Dieser Eklat hat mich nicht überrascht. Seit den 60er Jahren versuchen Linksradikale mit Faschismusvorwürfen bewusst zu provozieren, was ihnen immer wieder gelingt. Man muss ihnen widersprechen, ohne sich allzu sehr aufzuregen. Leichter gesagt als getan. Diese Auseinandersetzungsformen sind auf jeden Fall ein permanentes Thema des Toleranzedikts. Mehr überrascht im positiven Sinne hat mich am 15. September 2012 die breite friedliche Demonstration gegen einen Nazi-Aufmarsch, obwohl die relativ große linksradikale Szene mit Demonstrationsaufrufen wie „Nazis jagen“ mit dabei war. Man kann mit ihnen reden und sollte es weiter tun.
Vor allem der Wiederaufbau der Garnisonkirche spaltet die Potsdamer in Befürworter und Gegner – was würden Sie empfehlen, um diesen Konflikt zu befrieden?

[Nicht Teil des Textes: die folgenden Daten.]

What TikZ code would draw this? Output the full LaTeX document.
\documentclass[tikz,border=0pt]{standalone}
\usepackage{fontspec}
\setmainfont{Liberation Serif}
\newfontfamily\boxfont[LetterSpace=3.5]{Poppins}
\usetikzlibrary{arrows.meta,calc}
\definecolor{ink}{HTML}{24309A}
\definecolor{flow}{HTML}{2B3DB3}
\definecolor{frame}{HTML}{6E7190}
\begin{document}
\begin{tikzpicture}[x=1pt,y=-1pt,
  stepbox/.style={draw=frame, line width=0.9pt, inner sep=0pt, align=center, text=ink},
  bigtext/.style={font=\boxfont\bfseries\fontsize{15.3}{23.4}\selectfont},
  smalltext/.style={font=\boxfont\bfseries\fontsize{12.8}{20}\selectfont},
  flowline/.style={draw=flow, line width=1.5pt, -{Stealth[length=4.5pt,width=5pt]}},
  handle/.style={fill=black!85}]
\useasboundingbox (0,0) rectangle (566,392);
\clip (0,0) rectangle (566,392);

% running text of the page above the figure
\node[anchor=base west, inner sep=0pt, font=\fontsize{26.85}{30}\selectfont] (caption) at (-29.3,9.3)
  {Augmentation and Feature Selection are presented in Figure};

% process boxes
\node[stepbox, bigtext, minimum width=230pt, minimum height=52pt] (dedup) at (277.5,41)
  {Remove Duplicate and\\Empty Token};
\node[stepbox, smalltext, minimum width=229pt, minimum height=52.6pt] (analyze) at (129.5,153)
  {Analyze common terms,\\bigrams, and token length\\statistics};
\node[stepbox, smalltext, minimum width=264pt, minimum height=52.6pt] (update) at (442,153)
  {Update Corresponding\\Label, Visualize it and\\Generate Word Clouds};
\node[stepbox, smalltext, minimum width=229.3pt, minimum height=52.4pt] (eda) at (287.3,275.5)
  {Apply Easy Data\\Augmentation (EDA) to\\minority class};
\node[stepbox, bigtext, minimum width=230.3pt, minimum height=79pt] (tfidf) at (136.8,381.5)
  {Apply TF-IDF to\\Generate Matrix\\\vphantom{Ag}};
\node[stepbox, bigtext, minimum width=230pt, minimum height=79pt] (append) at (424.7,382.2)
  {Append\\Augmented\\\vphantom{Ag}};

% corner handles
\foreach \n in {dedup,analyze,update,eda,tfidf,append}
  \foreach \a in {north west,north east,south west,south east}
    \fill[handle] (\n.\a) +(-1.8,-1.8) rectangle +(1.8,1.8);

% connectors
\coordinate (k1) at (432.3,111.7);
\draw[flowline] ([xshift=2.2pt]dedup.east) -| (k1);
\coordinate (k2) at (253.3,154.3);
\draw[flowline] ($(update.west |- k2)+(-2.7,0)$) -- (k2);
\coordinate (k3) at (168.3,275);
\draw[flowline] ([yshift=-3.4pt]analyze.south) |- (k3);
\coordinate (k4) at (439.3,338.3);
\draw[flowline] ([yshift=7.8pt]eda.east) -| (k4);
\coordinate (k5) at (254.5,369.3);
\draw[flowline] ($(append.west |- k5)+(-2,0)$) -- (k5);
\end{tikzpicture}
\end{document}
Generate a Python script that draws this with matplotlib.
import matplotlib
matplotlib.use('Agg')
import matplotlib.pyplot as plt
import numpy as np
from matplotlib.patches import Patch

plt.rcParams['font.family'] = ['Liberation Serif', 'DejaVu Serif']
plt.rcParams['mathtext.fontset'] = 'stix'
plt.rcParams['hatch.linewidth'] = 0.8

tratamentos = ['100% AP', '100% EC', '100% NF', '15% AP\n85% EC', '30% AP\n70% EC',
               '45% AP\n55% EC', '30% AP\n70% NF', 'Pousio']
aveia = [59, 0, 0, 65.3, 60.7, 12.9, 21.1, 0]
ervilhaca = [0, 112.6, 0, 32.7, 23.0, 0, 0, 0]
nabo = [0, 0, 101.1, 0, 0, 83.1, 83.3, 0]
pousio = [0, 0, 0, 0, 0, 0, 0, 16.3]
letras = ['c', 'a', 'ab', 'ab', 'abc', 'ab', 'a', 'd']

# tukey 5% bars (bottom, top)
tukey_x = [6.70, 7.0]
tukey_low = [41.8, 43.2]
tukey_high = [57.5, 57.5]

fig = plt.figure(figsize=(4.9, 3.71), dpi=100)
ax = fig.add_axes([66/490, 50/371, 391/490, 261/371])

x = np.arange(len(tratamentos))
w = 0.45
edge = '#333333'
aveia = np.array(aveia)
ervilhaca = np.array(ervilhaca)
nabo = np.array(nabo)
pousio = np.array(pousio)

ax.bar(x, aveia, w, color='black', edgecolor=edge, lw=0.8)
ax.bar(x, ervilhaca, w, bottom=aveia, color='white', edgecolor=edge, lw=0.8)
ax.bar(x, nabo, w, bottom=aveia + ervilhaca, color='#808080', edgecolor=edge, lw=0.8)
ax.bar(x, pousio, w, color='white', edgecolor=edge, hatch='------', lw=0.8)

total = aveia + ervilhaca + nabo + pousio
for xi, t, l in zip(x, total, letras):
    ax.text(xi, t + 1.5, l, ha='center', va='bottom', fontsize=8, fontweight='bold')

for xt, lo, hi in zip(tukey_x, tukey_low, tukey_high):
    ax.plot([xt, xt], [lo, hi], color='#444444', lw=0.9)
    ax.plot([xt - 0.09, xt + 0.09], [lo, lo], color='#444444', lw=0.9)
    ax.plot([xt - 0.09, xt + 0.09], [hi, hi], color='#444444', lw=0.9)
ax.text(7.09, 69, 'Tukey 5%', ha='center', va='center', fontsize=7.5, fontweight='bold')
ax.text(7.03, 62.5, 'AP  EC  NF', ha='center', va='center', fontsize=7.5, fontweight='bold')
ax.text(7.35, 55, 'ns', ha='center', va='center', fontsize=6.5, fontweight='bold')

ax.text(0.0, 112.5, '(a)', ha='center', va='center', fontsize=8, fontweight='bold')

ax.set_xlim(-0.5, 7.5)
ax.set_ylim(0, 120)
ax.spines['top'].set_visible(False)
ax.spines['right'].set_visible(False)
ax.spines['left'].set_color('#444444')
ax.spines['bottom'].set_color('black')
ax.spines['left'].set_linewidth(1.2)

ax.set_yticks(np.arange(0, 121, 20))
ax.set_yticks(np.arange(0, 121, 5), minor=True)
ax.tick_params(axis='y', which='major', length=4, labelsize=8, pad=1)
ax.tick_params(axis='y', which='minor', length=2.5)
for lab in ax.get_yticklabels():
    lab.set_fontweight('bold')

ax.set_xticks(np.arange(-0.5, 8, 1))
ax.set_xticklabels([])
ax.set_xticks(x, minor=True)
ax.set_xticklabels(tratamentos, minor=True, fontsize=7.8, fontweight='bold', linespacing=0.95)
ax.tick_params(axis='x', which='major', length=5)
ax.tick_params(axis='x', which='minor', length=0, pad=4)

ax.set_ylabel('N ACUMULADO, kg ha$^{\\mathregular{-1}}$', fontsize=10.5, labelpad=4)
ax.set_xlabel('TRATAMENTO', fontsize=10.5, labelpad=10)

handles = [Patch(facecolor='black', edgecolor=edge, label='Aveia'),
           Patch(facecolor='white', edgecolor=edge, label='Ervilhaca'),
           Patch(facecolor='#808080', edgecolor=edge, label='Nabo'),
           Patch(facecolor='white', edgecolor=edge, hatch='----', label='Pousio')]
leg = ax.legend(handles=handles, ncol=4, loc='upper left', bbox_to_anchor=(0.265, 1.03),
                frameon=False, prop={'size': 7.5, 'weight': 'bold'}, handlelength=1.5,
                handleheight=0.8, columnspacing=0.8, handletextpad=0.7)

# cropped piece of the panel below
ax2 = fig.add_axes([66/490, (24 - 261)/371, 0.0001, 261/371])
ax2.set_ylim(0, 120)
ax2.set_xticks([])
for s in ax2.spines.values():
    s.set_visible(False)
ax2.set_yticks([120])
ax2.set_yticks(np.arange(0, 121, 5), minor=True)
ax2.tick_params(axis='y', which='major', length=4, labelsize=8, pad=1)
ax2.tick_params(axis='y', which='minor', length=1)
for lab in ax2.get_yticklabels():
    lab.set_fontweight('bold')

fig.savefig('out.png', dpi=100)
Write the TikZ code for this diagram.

Die Debatte um den Wiederaufbau der Garnisonkirche ist historisch-politisch besonders aufschlussreich. Es gibt gute Argumente dafür und dagegen. Kritiker sprechen witzigerweise vom Toleranzdelikt, indem sie das Thema auf den Tag von Potsdam am 21. März 1933 reduzieren. Die Wirkung und Folgen dieses Ereignisses sind eine große Bürde für das Wiederaufbauprojekt. Wir müssen diesem Dämon ins Gesicht schauen, ohne uns von ihm unsere eigene gegenwärtige Geschichte diktieren zu lassen. Die Frage, die sich stellt, ist, ob die Last der Vergangenheit als Argument genügt, um gegen den Wiederaufbau mit neuem Konzept zu sein. Zudem stellt sich die Frage, wie ein neues Konzept breiter und offensiver vermittelt werden könnte, sodass es von der Stadtgesellschaft mitgetragen würde. Das Gespräch ist hier noch nicht beendet.